When this happens to me, I return time and again to the innocence of most children - their simple trust in the fathering and mothering qualities of God. Doubt is a word that just doesn't occur to them - especially if they've already had proofs in their young lives of God's protection and support.

As I thought about Sarah and her chocolate cake, I was reminded of the occasion when the disciples came to Jesus and tested him with a whole bunch of questions.

When he was asked, "Who is really greatest in the kingdom of Heaven?" Jesus called for a little child and set him in the middle of the gathering. Then he said, "Believe me ... unless you change your whole outlook and become like little children you will never enter the kingdom of Heaven. It is the man who can be as humble as this little child who is greatest in the kingdom of Heaven" (Matt. 18:3, 4, J.B. Phillips translation).
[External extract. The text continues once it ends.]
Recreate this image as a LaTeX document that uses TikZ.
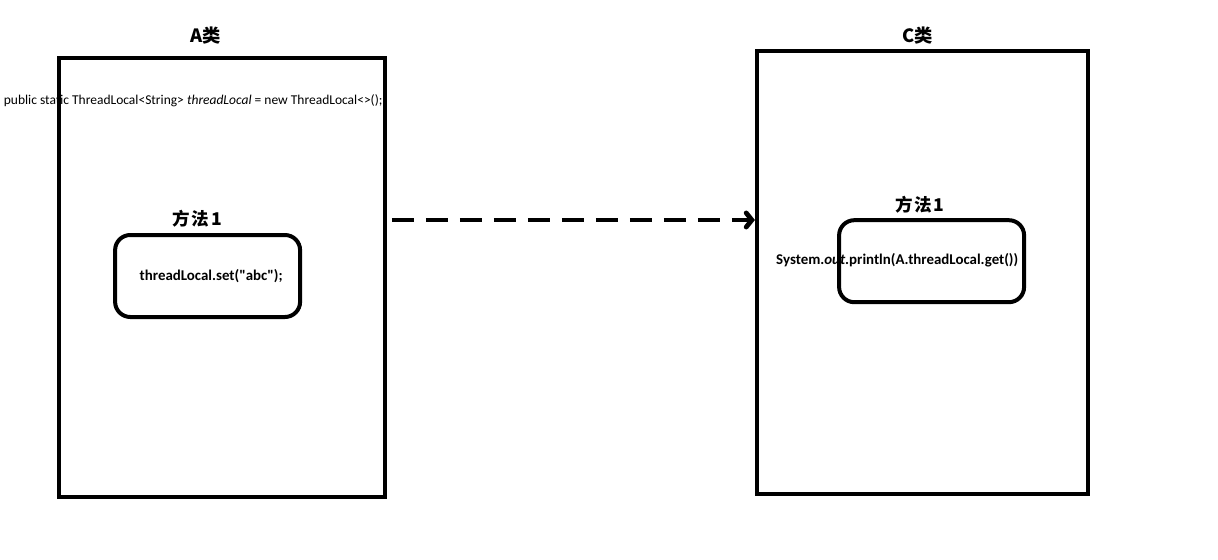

That would have been quite a challenge to a community preoccupied with putting food on the table and securing health, safe borders, and good neighborliness, particularly under oppressive circumstances. Similar challenges face everyone today.
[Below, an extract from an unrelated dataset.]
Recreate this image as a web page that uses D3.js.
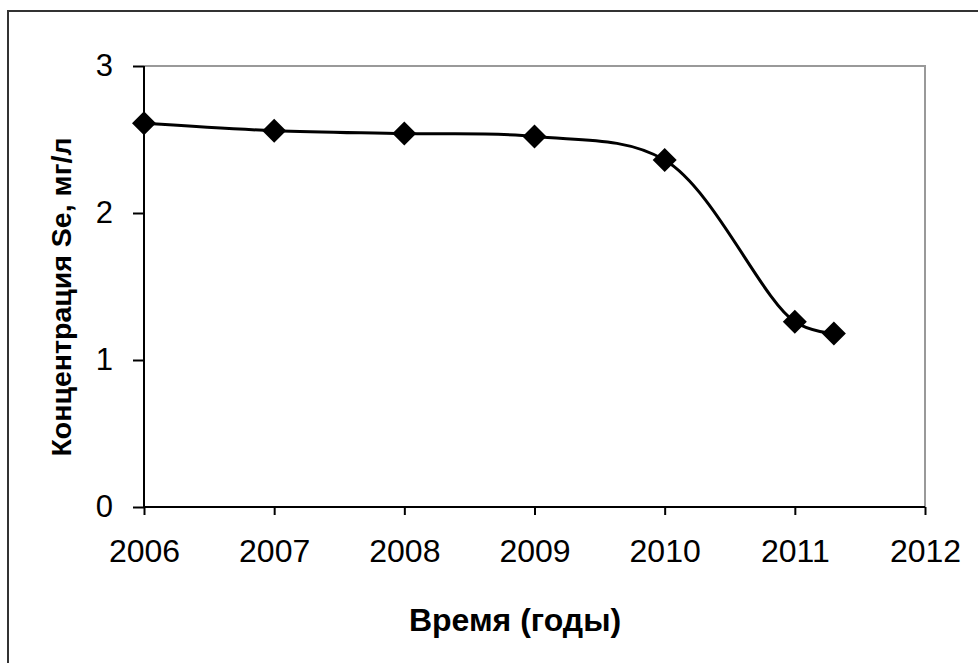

Monitor founder Mary Baker Eddy saw childlikeness as essential to people's spiritual development and advancement. She encouraged individuals to change their thinking from a material to a spiritual basis, which to many was a startlingly new step. And she suggested that this often comes most easily to children. She wrote: "Willingness to become as a little child and to leave the old for the new, renders thought receptive of the advanced idea" ("Science and Health with Key to the Scriptures," pgs. 323-324).

Clearly, my neighbor Sarah had made rapid advances for one so young. She had her priorities right - placing care for others ahead of personal indulgence at a party. She showed extraordinary empathy for her hurting father and compassion for the ducklings.

I'm glad Sarah's mother told me about that experience. We both learned valuable lessons from it. Now, there's less second-guessing going on. We're trusting God more. And we have a new respect for our children. Perhaps the chocolate cake wasn't such a disaster after all!